Although all virtual goods belong in class 9, they still need to be defined clearly and concisely and it would not be sufficient to refer broadly to virtual goods. Instead, wording such as downloadable virtual clothing would need to be applied for.
The UKIPO has also confirmed that it will accept services provided by virtual means and via the metaverse as long as they fall in the correct class for the services themselves.
However, where the service itself is provided in the metaverse, eg food delivery in the metaverse with the avatar eating the food, such services would not fall in class 43 and may instead be defined more generally by eg entertainment services, namely, provision of a virtual reality or metaverse based simulation gaming service.
Although this PAN is significantly more detailed than the earlier EUIPO guidance, it is squarely in line with its predecessor which also confirmed that virtual goods fall in class 9 and must be further specified.

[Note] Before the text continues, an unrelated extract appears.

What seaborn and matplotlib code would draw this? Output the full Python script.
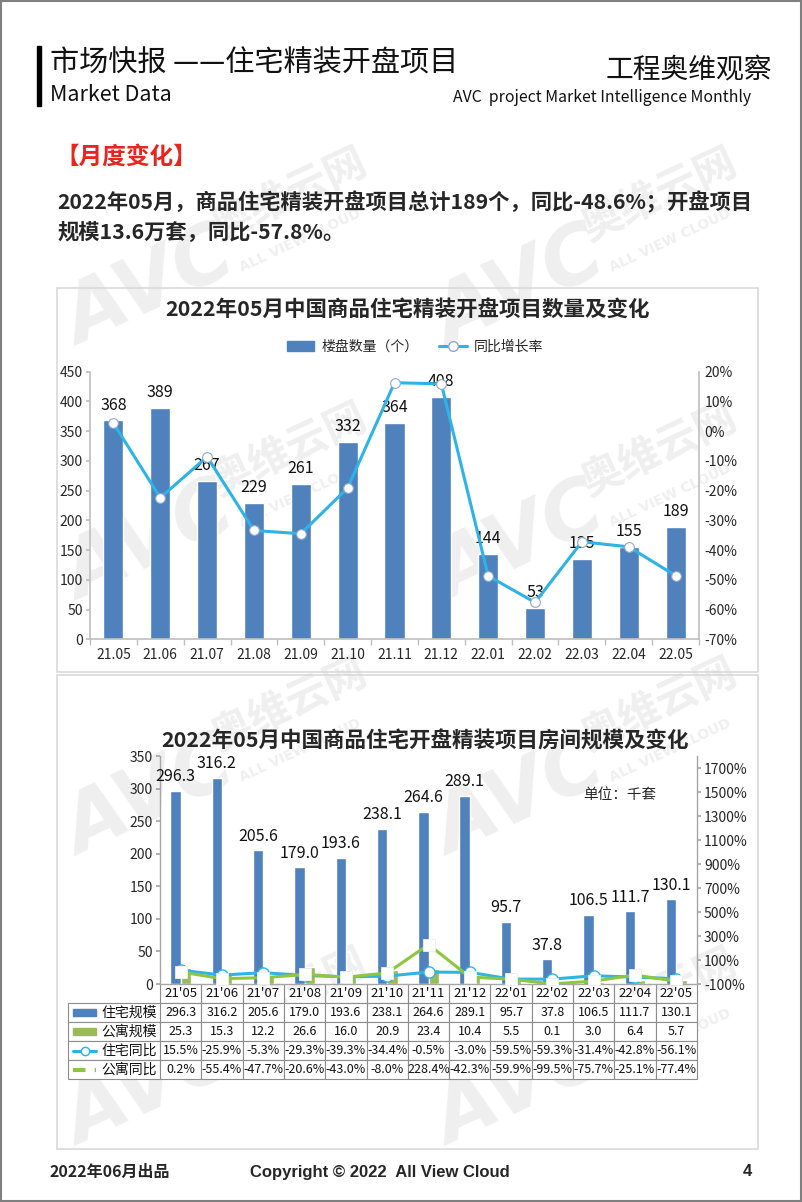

Similarly, the EUIPO's requirement for the assets authenticated by NFTs to be spelled out in the specification was repeated by the UKIPO, as was the requirement for services relating to virtual goods and NFTs to remain in their respective classes.
It is reassuring to see the respective offices specifying the same rules, which should hopefully limit the number of objections. Nevertheless, this UKIPO PAN is effective immediately so any applications for these goods/services claiming priority from filings approved by other IPOs may need looking at again if they are not in line with this notice.